→ Data shown:
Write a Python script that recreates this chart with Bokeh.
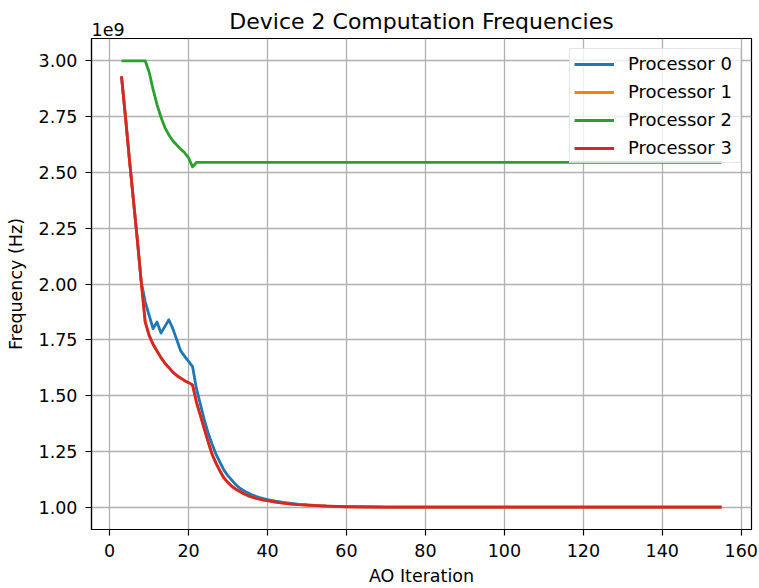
from bokeh.plotting import figure
from bokeh.models import Range1d, FixedTicker, NumeralTickFormatter, Title
from bokeh.embed import file_html
from bokeh.resources import INLINE

# ---- data (frequency values in units of 1e9 Hz, as on the axis) ----
iters = [3, 4, 5, 6, 7, 8, 9, 10, 11, 12, 13, 14, 15, 16, 17, 18, 19, 20, 21, 22,
         23, 24, 25, 26, 27, 28, 29, 30, 31, 32, 33, 34, 35, 36, 37, 38, 39, 40,
         42, 44, 46, 48, 50, 55, 60, 70, 155]

proc0 = [2.93, 2.75, 2.56, 2.38, 2.20, 2.01, 1.92, 1.86, 1.80, 1.83, 1.78, 1.81, 1.84,
         1.80, 1.75, 1.70, 1.676, 1.653, 1.63, 1.53, 1.46, 1.39, 1.33, 1.28, 1.235,
         1.20, 1.165, 1.14, 1.12, 1.10, 1.085, 1.074, 1.064, 1.056, 1.049, 1.043,
         1.038, 1.034, 1.027, 1.021, 1.017, 1.013, 1.010, 1.005, 1.003, 1.0, 1.0]

proc1 = [2.93, 2.75, 2.56, 2.38, 2.20, 2.01, 1.83, 1.77, 1.73, 1.70, 1.67, 1.645, 1.625,
         1.605, 1.59, 1.578, 1.567, 1.558, 1.548, 1.47, 1.41, 1.35, 1.29, 1.235, 1.195,
         1.16, 1.13, 1.11, 1.093, 1.08, 1.07, 1.06, 1.052, 1.046, 1.04, 1.036, 1.032,
         1.029, 1.023, 1.018, 1.014, 1.011, 1.009, 1.005, 1.002, 1.0, 1.0]

proc3 = [2.93, 2.75, 2.56, 2.38, 2.20, 2.01, 1.83, 1.77, 1.73, 1.70, 1.67, 1.645, 1.625,
         1.605, 1.59, 1.578, 1.567, 1.558, 1.548, 1.47, 1.41, 1.35, 1.29, 1.235, 1.195,
         1.16, 1.13, 1.11, 1.093, 1.08, 1.07, 1.06, 1.052, 1.046, 1.04, 1.036, 1.032,
         1.029, 1.023, 1.018, 1.014, 1.011, 1.009, 1.005, 1.002, 1.0, 1.0]

iters2 = [3, 4, 5, 6, 7, 8, 9, 10, 11, 12, 13, 14, 15, 16, 17, 18, 19, 20, 21, 22, 155]
proc2 = [3.0, 3.0, 3.0, 3.0, 3.0, 3.0, 3.0, 2.95, 2.872, 2.804, 2.747, 2.701, 2.668,
         2.642, 2.623, 2.605, 2.588, 2.565, 2.525, 2.545, 2.545]

x_ticks = [0, 20, 40, 60, 80, 100, 120, 140, 160]
y_ticks = [1.0, 1.25, 1.5, 1.75, 2.0, 2.25, 2.5, 2.75, 3.0]
series_names = ["Processor 0", "Processor 1", "Processor 2", "Processor 3"]
colors = ["#1f77b4", "#ff7f0e", "#2ca02c", "#d62728"]
title_text = "Device 2 Computation Frequencies"
x_label = "AO Iteration"
y_label = "Frequency (Hz)"
offset_text = "1e9"

FONT = "DejaVu Sans"
TICK_FS = "17.5px"

x0, x1 = -4.6, 162.6
y0, y1 = 0.9, 3.1

p = figure(width=759, height=588, output_backend="svg", toolbar_location=None,
           x_range=Range1d(x0, x1), y_range=Range1d(y0, y1),
           min_border_left=91, min_border_right=8, min_border_top=38, min_border_bottom=58)

p.title.text = title_text
p.title.align = "center"
p.title.text_font = FONT
p.title.text_font_size = "22px"
p.title.text_font_style = "normal"
p.title.text_color = "black"
p.title.standoff = -30

p.add_layout(Title(text=offset_text, align="left", text_font=FONT, text_font_size=TICK_FS,
                   text_font_style="normal", text_color="black", standoff=5), "above")

p.outline_line_color = "black"
p.outline_line_width = 1.2
p.background_fill_color = "white"
p.border_fill_color = "white"

for ax in (p.xaxis[0], p.yaxis[0]):
    ax.axis_line_color = "black"
    ax.axis_line_width = 1.2
    ax.major_tick_out = 6
    ax.major_tick_in = 0
    ax.major_tick_line_width = 1.2
    ax.minor_tick_line_color = None
    ax.major_label_text_font = FONT
    ax.major_label_text_font_size = TICK_FS
    ax.major_label_text_color = "black"
    ax.axis_label_text_font = FONT
    ax.axis_label_text_font_size = TICK_FS
    ax.axis_label_text_font_style = "normal"
    ax.axis_label_text_color = "black"

p.xaxis.ticker = FixedTicker(ticks=x_ticks)
p.yaxis.ticker = FixedTicker(ticks=y_ticks)
p.yaxis.formatter = NumeralTickFormatter(format="0.00")
p.xaxis.axis_label = x_label
p.yaxis.axis_label = y_label
p.xaxis.major_label_standoff = 8
p.yaxis.major_label_standoff = 8
p.xaxis.axis_label_standoff = 6
p.yaxis.axis_label_standoff = 10

p.xgrid.grid_line_color = "#b0b0b0"
p.ygrid.grid_line_color = "#b0b0b0"
p.xgrid.grid_line_width = 1.3
p.ygrid.grid_line_width = 1.3

xs = [iters, iters, iters2, iters]
ys = [proc0, proc1, proc2, proc3]
for name, c, xv, yv in zip(series_names, colors, xs, ys):
    p.line(xv, yv, line_color=c, line_width=2.8, line_join="round", legend_label=name)

lg = p.legend[0]
lg.location = "top_right"
lg.margin = 10
lg.padding = 4
lg.spacing = 7
lg.glyph_width = 40
lg.glyph_height = 20
lg.label_height = 20
lg.label_width = 108
lg.label_standoff = 14
lg.label_text_font = FONT
lg.label_text_font_size = "18px"
lg.label_text_color = "black"
lg.border_line_color = "#cccccc"
lg.border_line_width = 1.2
lg.background_fill_alpha = 0.8

open("out.html", "w").write(file_html(p, INLINE))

→ Your objective: Reproduce every line precisely as given, omitting all pictures.

→ Solution for this problem:
Write a Python script that recreates this chart with Bokeh.
from bokeh.plotting import figure
from bokeh.models import Range1d, FixedTicker, NumeralTickFormatter, Title
from bokeh.embed import file_html
from bokeh.resources import INLINE

# ---- data (frequency values in units of 1e9 Hz, as on the axis) ----
iters = [3, 4, 5, 6, 7, 8, 9, 10, 11, 12, 13, 14, 15, 16, 17, 18, 19, 20, 21, 22,
         23, 24, 25, 26, 27, 28, 29, 30, 31, 32, 33, 34, 35, 36, 37, 38, 39, 40,
         42, 44, 46, 48, 50, 55, 60, 70, 155]

proc0 = [2.93, 2.75, 2.56, 2.38, 2.20, 2.01, 1.92, 1.86, 1.80, 1.83, 1.78, 1.81, 1.84,
         1.80, 1.75, 1.70, 1.676, 1.653, 1.63, 1.53, 1.46, 1.39, 1.33, 1.28, 1.235,
         1.20, 1.165, 1.14, 1.12, 1.10, 1.085, 1.074, 1.064, 1.056, 1.049, 1.043,
         1.038, 1.034, 1.027, 1.021, 1.017, 1.013, 1.010, 1.005, 1.003, 1.0, 1.0]

proc1 = [2.93, 2.75, 2.56, 2.38, 2.20, 2.01, 1.83, 1.77, 1.73, 1.70, 1.67, 1.645, 1.625,
         1.605, 1.59, 1.578, 1.567, 1.558, 1.548, 1.47, 1.41, 1.35, 1.29, 1.235, 1.195,
         1.16, 1.13, 1.11, 1.093, 1.08, 1.07, 1.06, 1.052, 1.046, 1.04, 1.036, 1.032,
         1.029, 1.023, 1.018, 1.014, 1.011, 1.009, 1.005, 1.002, 1.0, 1.0]

proc3 = [2.93, 2.75, 2.56, 2.38, 2.20, 2.01, 1.83, 1.77, 1.73, 1.70, 1.67, 1.645, 1.625,
         1.605, 1.59, 1.578, 1.567, 1.558, 1.548, 1.47, 1.41, 1.35, 1.29, 1.235, 1.195,
         1.16, 1.13, 1.11, 1.093, 1.08, 1.07, 1.06, 1.052, 1.046, 1.04, 1.036, 1.032,
         1.029, 1.023, 1.018, 1.014, 1.011, 1.009, 1.005, 1.002, 1.0, 1.0]

iters2 = [3, 4, 5, 6, 7, 8, 9, 10, 11, 12, 13, 14, 15, 16, 17, 18, 19, 20, 21, 22, 155]
proc2 = [3.0, 3.0, 3.0, 3.0, 3.0, 3.0, 3.0, 2.95, 2.872, 2.804, 2.747, 2.701, 2.668,
         2.642, 2.623, 2.605, 2.588, 2.565, 2.525, 2.545, 2.545]

x_ticks = [0, 20, 40, 60, 80, 100, 120, 140, 160]
y_ticks = [1.0, 1.25, 1.5, 1.75, 2.0, 2.25, 2.5, 2.75, 3.0]
series_names = ["Processor 0", "Processor 1", "Processor 2", "Processor 3"]
colors = ["#1f77b4", "#ff7f0e", "#2ca02c", "#d62728"]
title_text = "Device 2 Computation Frequencies"
x_label = "AO Iteration"
y_label = "Frequency (Hz)"
offset_text = "1e9"

FONT = "DejaVu Sans"
TICK_FS = "17.5px"

x0, x1 = -4.6, 162.6
y0, y1 = 0.9, 3.1

p = figure(width=759, height=588, output_backend="svg", toolbar_location=None,
           x_range=Range1d(x0, x1), y_range=Range1d(y0, y1),
           min_border_left=91, min_border_right=8, min_border_top=38, min_border_bottom=58)

p.title.text = title_text
p.title.align = "center"
p.title.text_font = FONT
p.title.text_font_size = "22px"
p.title.text_font_style = "normal"
p.title.text_color = "black"
p.title.standoff = -30

p.add_layout(Title(text=offset_text, align="left", text_font=FONT, text_font_size=TICK_FS,
                   text_font_style="normal", text_color="black", standoff=5), "above")

p.outline_line_color = "black"
p.outline_line_width = 1.2
p.background_fill_color = "white"
p.border_fill_color = "white"

for ax in (p.xaxis[0], p.yaxis[0]):
    ax.axis_line_color = "black"
    ax.axis_line_width = 1.2
    ax.major_tick_out = 6
    ax.major_tick_in = 0
    ax.major_tick_line_width = 1.2
    ax.minor_tick_line_color = None
    ax.major_label_text_font = FONT
    ax.major_label_text_font_size = TICK_FS
    ax.major_label_text_color = "black"
    ax.axis_label_text_font = FONT
    ax.axis_label_text_font_size = TICK_FS
    ax.axis_label_text_font_style = "normal"
    ax.axis_label_text_color = "black"

p.xaxis.ticker = FixedTicker(ticks=x_ticks)
p.yaxis.ticker = FixedTicker(ticks=y_ticks)
p.yaxis.formatter = NumeralTickFormatter(format="0.00")
p.xaxis.axis_label = x_label
p.yaxis.axis_label = y_label
p.xaxis.major_label_standoff = 8
p.yaxis.major_label_standoff = 8
p.xaxis.axis_label_standoff = 6
p.yaxis.axis_label_standoff = 10

p.xgrid.grid_line_color = "#b0b0b0"
p.ygrid.grid_line_color = "#b0b0b0"
p.xgrid.grid_line_width = 1.3
p.ygrid.grid_line_width = 1.3

xs = [iters, iters, iters2, iters]
ys = [proc0, proc1, proc2, proc3]
for name, c, xv, yv in zip(series_names, colors, xs, ys):
    p.line(xv, yv, line_color=c, line_width=2.8, line_join="round", legend_label=name)

lg = p.legend[0]
lg.location = "top_right"
lg.margin = 10
lg.padding = 4
lg.spacing = 7
lg.glyph_width = 40
lg.glyph_height = 20
lg.label_height = 20
lg.label_width = 108
lg.label_standoff = 14
lg.label_text_font = FONT
lg.label_text_font_size = "18px"
lg.label_text_color = "black"
lg.border_line_color = "#cccccc"
lg.border_line_width = 1.2
lg.background_fill_alpha = 0.8

open("out.html", "w").write(file_html(p, INLINE))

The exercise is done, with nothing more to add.